TORONTO—Development and Peace is assuring donors a review of the practices of 52 partner agencies will end soon.

Meanwhile, two archbishops are going the extra mile to support the Catholic development agency.

“I encourage you also to donate to D&P on Solidarity Sunday, April 7, the Fifth Sunday of Lent, to help build a more just world,” Ottawa Archbishop Terrence Prendergast wrote in his regular Ottawa Sun column.

A joint review of the 52 partner agencies that involves Canadian Conference of Bishops (CCCB) staff and Development and Peace staff has been in process since early in 2018. The review is concentrated on whether the Development and Peace partners are promoting views opposed to Church teaching on gay rights, gender theory, abortion and contraception.

Archbishop Prendergast was to team up with neighbouring Archbishop Paul-André Durocher of Gatineau the afternoon of April 6 to walk in solidarity with refugees around the world.

Along with other Caritas agencies, Development and Peace is highlighting the plight of refugees all year long with their “Share the Journey” campaign. The campaign has been both inspired and endorsed by Pope Francis, who has met with refugees and spoken about the Christian duty to welcome the stranger since his election in 2013.

On March 29, Development and Peace released an official update on the joint review of partners.

“No questions have been raised about any projects that CCODP is helping to fund,” said the release.

The review, which began with 183 Development and Peace partners, has concentrated on 52 partners since last spring, investigating whether those agencies have co-operated with other, third-party groups that may hold views or take positions at odds with Church teaching. The names of those agencies have not been released.

While the review continues, those 52 agencies will receive no donor money from Development and Peace, just as they did not receive money from the 2018 Share Lent campaign.

Since its founding in 1967, Development and Peace has prided itself on working exclusively through local partners.
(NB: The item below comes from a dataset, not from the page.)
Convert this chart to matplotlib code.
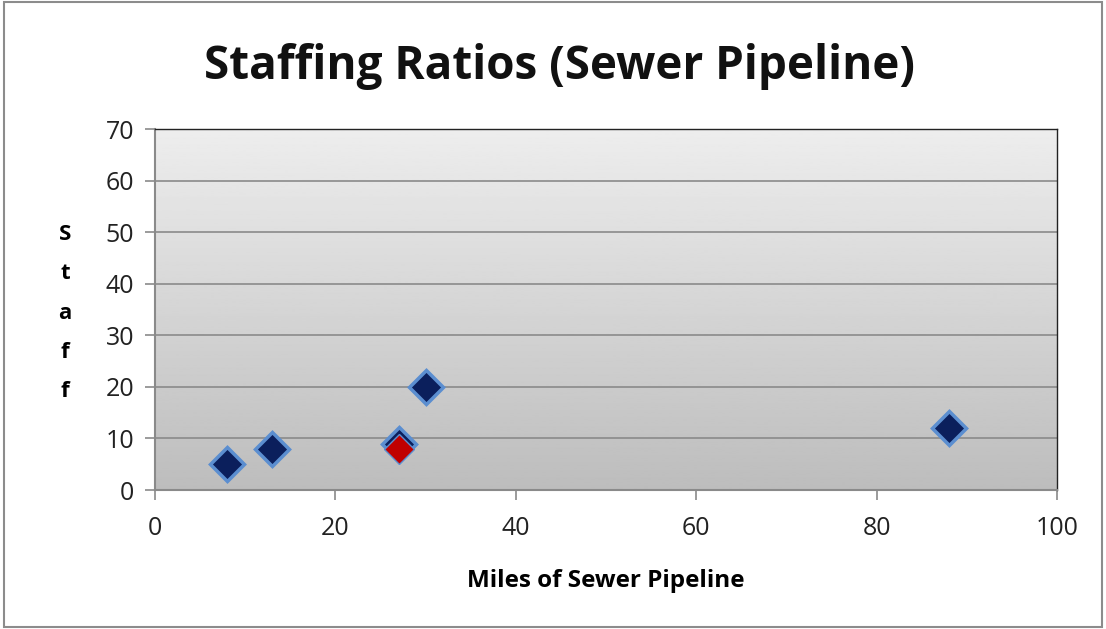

Rather than Canadian staff arriving in distant countries to tell people how to raise themselves out of poverty, the Canadian Caritas agency works with parishes, co-operatives and NGOs to respond to the needs and the priorities of local people.

While Development and Peace claims that “upcoming additional meetings will allow the review to come to a close as soon as possible,” they also say the recommendations of the joint CCCB and Development and Peace task force won’t be fully adopted until they are approved by the Development and Peace national council, the CCCB permanent council and then finally by all the bishops of Canada.

The next opportunity for the full conference of bishops to meet and vote on the issue would be their plenary meetings in September.

“The objective is to conclude this review with a strengthened process and mission, reinforced procedures and renewed partnership,” said Development and Peace.

“Just as D&P would not knowingly participate with entities that were racist or opposed to the right of labourers to unionize, so D&P expects its partners to affirm the dignity of human life from the womb to the tomb,” Archbishop Prendergast wrote in his March 31 column.